__Short task__. From the first line of the listing below to the line with "W, H = 440, 302", print each line exactly, and nothing more. Leave out the pictures.

__Data extract__.
——
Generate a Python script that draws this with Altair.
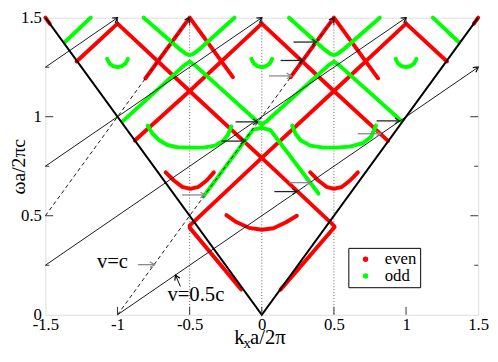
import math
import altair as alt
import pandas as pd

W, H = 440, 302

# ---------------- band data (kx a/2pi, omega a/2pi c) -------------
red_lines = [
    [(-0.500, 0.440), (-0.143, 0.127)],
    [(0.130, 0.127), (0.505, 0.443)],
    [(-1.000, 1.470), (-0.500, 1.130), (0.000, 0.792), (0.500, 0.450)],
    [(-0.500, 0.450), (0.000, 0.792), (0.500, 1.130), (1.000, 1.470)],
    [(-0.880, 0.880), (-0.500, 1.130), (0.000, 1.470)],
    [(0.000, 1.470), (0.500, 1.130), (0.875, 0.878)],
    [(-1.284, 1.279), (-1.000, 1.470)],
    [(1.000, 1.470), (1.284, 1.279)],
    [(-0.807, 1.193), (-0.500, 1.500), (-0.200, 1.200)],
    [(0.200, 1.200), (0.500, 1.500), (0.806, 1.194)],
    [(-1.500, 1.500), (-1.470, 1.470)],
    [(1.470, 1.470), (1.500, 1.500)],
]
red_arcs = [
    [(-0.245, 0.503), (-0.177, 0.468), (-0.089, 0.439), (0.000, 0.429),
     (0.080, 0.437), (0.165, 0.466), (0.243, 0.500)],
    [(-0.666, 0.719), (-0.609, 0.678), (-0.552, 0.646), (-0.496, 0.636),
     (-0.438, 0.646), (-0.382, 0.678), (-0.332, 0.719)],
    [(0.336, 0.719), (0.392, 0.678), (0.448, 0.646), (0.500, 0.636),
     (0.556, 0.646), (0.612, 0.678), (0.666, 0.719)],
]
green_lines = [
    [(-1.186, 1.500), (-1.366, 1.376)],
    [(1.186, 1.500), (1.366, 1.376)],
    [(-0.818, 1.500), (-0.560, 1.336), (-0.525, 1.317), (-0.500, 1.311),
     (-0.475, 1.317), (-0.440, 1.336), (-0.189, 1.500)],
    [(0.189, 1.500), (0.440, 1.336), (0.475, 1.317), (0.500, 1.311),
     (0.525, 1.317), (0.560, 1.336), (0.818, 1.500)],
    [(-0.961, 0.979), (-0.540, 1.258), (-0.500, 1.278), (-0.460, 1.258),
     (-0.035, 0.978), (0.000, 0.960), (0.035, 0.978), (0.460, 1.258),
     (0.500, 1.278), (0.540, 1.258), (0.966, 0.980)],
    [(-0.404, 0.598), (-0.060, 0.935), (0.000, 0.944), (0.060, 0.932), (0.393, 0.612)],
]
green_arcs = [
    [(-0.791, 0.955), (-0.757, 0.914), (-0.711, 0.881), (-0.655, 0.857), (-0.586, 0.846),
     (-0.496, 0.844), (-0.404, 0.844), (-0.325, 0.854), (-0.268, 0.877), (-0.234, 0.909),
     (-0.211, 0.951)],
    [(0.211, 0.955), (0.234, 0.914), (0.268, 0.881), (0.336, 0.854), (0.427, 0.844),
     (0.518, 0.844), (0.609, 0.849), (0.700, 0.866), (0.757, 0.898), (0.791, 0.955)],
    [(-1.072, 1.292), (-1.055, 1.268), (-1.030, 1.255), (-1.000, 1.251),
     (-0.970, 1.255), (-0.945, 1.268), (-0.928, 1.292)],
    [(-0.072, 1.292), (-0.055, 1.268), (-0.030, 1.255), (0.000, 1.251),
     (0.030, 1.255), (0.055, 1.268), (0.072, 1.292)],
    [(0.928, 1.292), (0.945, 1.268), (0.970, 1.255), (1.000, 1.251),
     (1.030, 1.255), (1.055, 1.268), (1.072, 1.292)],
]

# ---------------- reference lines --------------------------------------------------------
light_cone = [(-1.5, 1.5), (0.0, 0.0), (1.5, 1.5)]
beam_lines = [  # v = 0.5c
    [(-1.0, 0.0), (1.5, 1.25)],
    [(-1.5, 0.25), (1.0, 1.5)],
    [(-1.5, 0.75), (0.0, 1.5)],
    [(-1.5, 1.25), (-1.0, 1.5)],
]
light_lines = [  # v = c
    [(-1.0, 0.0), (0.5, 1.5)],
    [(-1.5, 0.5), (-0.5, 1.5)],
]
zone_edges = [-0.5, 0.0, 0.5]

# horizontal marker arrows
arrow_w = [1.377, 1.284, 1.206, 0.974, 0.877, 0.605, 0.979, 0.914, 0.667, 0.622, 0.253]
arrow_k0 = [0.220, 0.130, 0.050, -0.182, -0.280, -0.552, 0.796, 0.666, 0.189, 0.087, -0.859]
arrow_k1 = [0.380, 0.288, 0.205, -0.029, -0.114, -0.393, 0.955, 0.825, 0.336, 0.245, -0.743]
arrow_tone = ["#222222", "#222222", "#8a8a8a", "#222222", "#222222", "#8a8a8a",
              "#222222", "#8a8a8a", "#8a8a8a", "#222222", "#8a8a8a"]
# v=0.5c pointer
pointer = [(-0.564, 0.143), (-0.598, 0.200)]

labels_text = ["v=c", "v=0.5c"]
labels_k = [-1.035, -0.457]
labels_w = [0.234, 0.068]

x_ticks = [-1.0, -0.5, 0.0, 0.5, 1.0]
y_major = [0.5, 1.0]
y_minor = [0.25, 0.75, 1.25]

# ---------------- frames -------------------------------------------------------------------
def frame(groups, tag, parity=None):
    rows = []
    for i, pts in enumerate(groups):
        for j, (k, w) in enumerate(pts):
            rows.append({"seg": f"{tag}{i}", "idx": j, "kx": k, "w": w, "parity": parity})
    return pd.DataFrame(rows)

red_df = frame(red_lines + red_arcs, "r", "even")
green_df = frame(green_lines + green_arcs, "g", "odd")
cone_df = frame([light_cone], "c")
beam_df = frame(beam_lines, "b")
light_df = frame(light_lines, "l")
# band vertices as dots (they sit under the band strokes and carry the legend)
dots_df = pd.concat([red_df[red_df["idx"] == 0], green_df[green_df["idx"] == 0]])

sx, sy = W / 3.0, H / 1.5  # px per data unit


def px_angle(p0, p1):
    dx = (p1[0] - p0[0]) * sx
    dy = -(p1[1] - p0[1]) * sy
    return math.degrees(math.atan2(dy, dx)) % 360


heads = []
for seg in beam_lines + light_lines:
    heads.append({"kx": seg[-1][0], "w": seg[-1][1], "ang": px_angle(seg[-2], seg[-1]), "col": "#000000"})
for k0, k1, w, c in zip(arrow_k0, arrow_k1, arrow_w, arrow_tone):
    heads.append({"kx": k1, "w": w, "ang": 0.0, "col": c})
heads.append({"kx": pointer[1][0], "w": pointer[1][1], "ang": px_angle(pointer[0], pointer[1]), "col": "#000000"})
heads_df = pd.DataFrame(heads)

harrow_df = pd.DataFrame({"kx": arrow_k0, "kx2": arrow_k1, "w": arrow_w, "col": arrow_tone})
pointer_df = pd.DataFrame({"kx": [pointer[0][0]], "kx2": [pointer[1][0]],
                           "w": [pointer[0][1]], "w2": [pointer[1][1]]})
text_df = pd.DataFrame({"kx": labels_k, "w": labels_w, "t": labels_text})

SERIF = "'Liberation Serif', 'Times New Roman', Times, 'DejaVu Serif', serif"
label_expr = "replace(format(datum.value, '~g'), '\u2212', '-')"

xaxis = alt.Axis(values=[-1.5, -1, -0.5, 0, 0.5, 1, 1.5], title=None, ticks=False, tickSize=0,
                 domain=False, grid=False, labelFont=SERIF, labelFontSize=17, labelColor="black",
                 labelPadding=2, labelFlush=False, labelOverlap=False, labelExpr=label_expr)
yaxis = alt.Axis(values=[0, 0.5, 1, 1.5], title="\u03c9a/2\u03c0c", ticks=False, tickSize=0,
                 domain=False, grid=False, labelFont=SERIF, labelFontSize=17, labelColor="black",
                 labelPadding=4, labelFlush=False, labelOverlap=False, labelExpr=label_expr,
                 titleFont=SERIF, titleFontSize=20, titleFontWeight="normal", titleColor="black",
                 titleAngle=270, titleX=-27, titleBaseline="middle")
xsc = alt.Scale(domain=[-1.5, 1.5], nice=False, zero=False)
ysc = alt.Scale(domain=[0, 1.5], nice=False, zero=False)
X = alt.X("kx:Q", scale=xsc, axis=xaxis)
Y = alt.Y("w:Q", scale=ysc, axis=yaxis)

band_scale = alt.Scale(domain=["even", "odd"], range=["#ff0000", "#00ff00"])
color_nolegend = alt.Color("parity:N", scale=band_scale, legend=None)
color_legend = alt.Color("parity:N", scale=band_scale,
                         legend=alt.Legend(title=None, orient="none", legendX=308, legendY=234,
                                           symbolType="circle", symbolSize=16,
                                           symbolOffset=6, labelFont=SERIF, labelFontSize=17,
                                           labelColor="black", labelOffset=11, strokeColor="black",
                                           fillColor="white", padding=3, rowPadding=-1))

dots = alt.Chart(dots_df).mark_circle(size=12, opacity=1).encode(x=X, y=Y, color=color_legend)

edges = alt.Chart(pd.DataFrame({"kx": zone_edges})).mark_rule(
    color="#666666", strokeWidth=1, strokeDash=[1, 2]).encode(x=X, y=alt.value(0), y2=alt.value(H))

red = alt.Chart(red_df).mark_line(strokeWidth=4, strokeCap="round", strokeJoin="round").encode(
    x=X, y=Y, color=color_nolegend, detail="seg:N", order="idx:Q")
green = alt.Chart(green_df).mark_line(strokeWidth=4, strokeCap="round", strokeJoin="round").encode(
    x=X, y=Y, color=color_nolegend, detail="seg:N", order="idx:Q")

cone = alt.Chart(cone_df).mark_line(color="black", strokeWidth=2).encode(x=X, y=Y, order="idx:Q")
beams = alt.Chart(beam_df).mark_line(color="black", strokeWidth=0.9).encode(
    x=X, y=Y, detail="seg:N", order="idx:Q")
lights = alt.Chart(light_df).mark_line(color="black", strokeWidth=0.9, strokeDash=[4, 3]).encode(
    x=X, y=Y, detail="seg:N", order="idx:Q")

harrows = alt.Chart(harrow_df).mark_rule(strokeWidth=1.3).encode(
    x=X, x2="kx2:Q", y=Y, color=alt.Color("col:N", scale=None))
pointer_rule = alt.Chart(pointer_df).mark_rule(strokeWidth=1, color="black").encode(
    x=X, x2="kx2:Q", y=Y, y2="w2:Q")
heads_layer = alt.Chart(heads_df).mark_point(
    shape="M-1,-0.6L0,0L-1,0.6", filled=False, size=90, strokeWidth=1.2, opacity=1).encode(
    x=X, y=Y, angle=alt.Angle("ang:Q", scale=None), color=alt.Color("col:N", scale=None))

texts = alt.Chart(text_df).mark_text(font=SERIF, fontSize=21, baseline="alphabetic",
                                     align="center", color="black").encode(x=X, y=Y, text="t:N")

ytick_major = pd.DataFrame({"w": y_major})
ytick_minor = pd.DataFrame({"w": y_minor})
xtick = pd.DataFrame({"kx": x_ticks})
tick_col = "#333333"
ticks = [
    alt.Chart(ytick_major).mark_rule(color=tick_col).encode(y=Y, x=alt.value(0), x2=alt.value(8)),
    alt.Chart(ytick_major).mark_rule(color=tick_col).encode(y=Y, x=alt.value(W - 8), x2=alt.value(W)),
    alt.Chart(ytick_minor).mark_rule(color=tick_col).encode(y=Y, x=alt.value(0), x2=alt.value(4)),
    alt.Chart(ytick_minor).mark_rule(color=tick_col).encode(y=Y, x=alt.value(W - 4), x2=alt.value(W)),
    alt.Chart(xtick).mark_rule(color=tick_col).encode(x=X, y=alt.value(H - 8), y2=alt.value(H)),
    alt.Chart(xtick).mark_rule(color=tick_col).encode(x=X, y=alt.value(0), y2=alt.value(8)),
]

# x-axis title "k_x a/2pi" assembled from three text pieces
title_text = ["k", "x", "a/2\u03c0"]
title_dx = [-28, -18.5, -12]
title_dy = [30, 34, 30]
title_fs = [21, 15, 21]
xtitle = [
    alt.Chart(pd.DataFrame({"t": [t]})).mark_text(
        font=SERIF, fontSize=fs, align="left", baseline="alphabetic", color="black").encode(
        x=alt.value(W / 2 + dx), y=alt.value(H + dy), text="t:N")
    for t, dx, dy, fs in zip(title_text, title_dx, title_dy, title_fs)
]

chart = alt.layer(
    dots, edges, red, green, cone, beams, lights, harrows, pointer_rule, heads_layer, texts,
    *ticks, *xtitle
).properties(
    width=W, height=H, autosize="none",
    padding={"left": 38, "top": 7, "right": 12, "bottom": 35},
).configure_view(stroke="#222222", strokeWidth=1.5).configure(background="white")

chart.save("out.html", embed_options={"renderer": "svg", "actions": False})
——
__The solution__.
Generate a Python script that draws this with Altair.
import math
import altair as alt
import pandas as pd

W, H = 440, 302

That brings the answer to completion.